In 2014, he returned to the advertising industry and advised the moving image agency Atkon. As an investor and managing director at Mediakraft Networks, he spent a year developing the system of the branded channel.
At Henkel Group, Faber-Castell has the honorary post as Company Mentor. Further, he is a board member of industry advisors for the company Yext.
Faber-Castell also hit the headlines as real estate investor and acquirer of the German porcelain producer, Rosenthal.
In 2016, Faber-Castell founded TACSY GmbH, which is Europe's first mover of Flagship Channels.

== FIFA Scandal ==
In 2015, Patrick was involved in a scandal related with the 2006 FIFA World Cup organization. This situation earned him much negative media attention, as his business partner Robert Louis-Dreyfus allegedly abused the company for bribes to FIFA officials. In 2011, Infront was sold to private equity firm Bridgepoint by the consortium of shareholders for approximately 600 million euros.

==Collection==
Alongside his mother and siblings, Faber-Castell owns one of the most important collections of silver and jewelry in Germany. Most of the pieces are available to the public in various German museums. The private collection has been recorded by the Kunstmuseum Köln and has been published under the name "Ein Rheinischer Silber Schatz – Schmuck und Geraet aus Privatbesitz".

== Personal life ==
On 12 December 2006, Faber-Castell married Russian-born Mariella Ahrens, a German actress, in New York City in a civil ceremony. The couple was introduced at the wedding of Franjo Pooth and Verona Pooth in Vienna, Austria, in September 2005. They had been engaged since September 2006. On 7 July 2007 they were formally wed in a church ceremony, at Stein Castle in Bavaria. They had one daughter;

- Lucia Marie Christina von Faber-Castell (born 24 March 2007)

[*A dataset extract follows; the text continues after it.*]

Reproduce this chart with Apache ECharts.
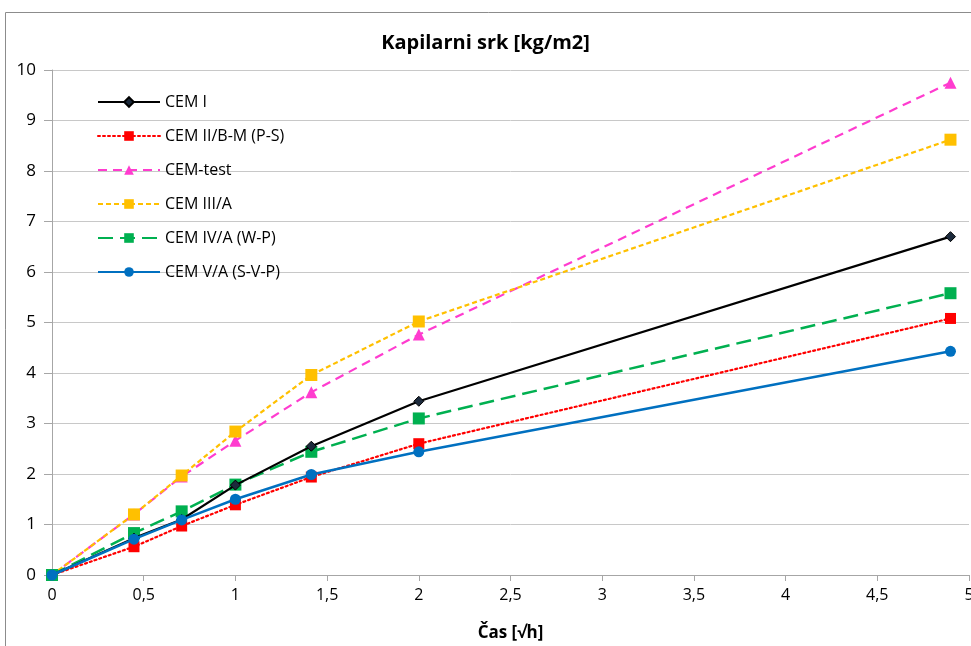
<!DOCTYPE html>
<html>
<head>
    <meta charset="utf-8">
    <style>
        html, body { margin: 0; padding: 0; width: 100%; height: 100%; background: #fff; }
        #chart-panel { width: 971px; height: 646px; }
    </style>
</head>
<body>
    <div id="chart-panel"></div>
    <script type="text/javascript" src="https://cdn.jsdelivr.net/npm/echarts@6/dist/echarts.min.js"></script>
    <script type="text/javascript">
        // cas [sqrt(h)]
        var casX = [0, 0.447, 0.707, 1, 1.414, 2, 4.899];

        var cemI = [0, 0.73, 1.1, 1.78, 2.55, 3.44, 6.7];
        var cemII = [0, 0.56, 0.97, 1.39, 1.94, 2.6, 5.08];
        var cemTest = [0, 1.2, 1.95, 2.66, 3.62, 4.76, 9.75];
        var cemIII = [0, 1.2, 1.97, 2.84, 3.96, 5.02, 8.62];
        var cemIV = [0, 0.83, 1.26, 1.79, 2.44, 3.1, 5.58];
        var cemV = [0, 0.71, 1.09, 1.5, 1.99, 2.44, 4.43];

        var seriesNames = ['CEM I', 'CEM II/B-M (P-S)', 'CEM-test', 'CEM III/A', 'CEM IV/A (W-P)', 'CEM V/A (S-V-P)'];

        function pairs(ys) {
            return casX.map(function (x, i) { return [x, ys[i]]; });
        }

        var font = "'Open Sans', 'Noto Sans', sans-serif";

        var myChart = echarts.init(document.getElementById('chart-panel'));
        var option = {
            animation: false,
            textStyle: { fontFamily: font },
            graphic: [{
                type: 'rect',
                shape: { x: 5.5, y: 12.5, width: 1000, height: 700 },
                style: { fill: 'none', stroke: '#8c8c8c', lineWidth: 1 },
                silent: true
            }],
            title: {
                text: 'Kapilarni srk [kg/m2]',
                left: 'center',
                top: 28,
                textStyle: { fontSize: 20, fontWeight: 'bold', color: '#000', fontFamily: font }
            },
            legend: {
                orient: 'vertical',
                left: 92,
                top: 89,
                itemWidth: 62,
                itemHeight: 12,
                itemGap: 18,
                textStyle: { fontSize: 16, color: '#000', fontFamily: font },
                data: seriesNames
            },
            grid: { left: 52, right: 2, top: 70, bottom: 71, containLabel: false, outerBoundsMode: 'none' },
            xAxis: {
                type: 'value',
                min: 0,
                max: 5,
                interval: 0.5,
                name: 'Čas [√h]',
                nameLocation: 'middle',
                nameGap: 50,
                nameTextStyle: { fontSize: 17, fontWeight: 'bold', color: '#000' },
                axisLine: { lineStyle: { color: '#a6a6a6' } },
                axisTick: { show: true, length: 6, lineStyle: { color: '#a6a6a6' } },
                axisLabel: {
                    fontSize: 16, color: '#000', margin: 12,
                    formatter: function (v) { return String(v).replace('.', ','); }
                },
                splitLine: { show: false }
            },
            yAxis: {
                type: 'value',
                min: 0,
                max: 10,
                interval: 1,
                axisLine: { show: true, lineStyle: { color: '#a6a6a6' } },
                axisTick: { show: true, length: 8, lineStyle: { color: '#a6a6a6' } },
                axisLabel: { fontSize: 17, color: '#000', margin: 16 },
                splitLine: { lineStyle: { color: '#c8c8c8' } }
            },
            series: [
                {
                    name: seriesNames[0], type: 'line', data: pairs(cemI),
                    symbol: 'diamond', symbolSize: 10,
                    lineStyle: { color: '#000', width: 2.2 },
                    itemStyle: { color: '#1c2a3c', borderColor: '#000', borderWidth: 1 },
                    z: 6
                },
                {
                    name: seriesNames[1], type: 'line', data: pairs(cemII),
                    symbol: 'rect', symbolSize: 11,
                    lineStyle: { color: '#ff0000', width: 2.2, type: [2, 3], cap: 'round' },
                    itemStyle: { color: '#ff0000' },
                    z: 2
                },
                {
                    name: seriesNames[2], type: 'line', data: pairs(cemTest),
                    symbol: 'triangle', symbolSize: 12,
                    lineStyle: { color: '#ff3ccf', width: 2.2, type: [9, 6] },
                    itemStyle: { color: '#ff3ccf' },
                    z: 3
                },
                {
                    name: seriesNames[3], type: 'line', data: pairs(cemIII),
                    symbol: 'rect', symbolSize: 12,
                    lineStyle: { color: '#ffc000', width: 2.2, type: [5, 3] },
                    itemStyle: { color: '#ffc000' },
                    z: 4
                },
                {
                    name: seriesNames[4], type: 'line', data: pairs(cemIV),
                    symbol: 'rect', symbolSize: 12,
                    lineStyle: { color: '#00b050', width: 2.5, type: [15, 7] },
                    itemStyle: { color: '#00b050' },
                    z: 5
                },
                {
                    name: seriesNames[5], type: 'line', data: pairs(cemV),
                    symbol: 'circle', symbolSize: 11,
                    lineStyle: { color: '#0070c0', width: 2.5 },
                    itemStyle: { color: '#0070c0' },
                    z: 7
                }
            ]
        };
        myChart.setOption(option);
    </script>
</body>
</html>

Faber-Castell adopted Ahrens' daughter, Isabella Maria Ahrens (born 2000), from her first marriage. On 5 November 2012, the couple announced their split "due to different views of life". They were officially divorced in 2015. In 2025, it became public that he is in a relationship with Sandra-Sophie Trauboth (née Woltmann; born 1985), daughter of Jörg Woltmann, sole owner of KPM Berlin.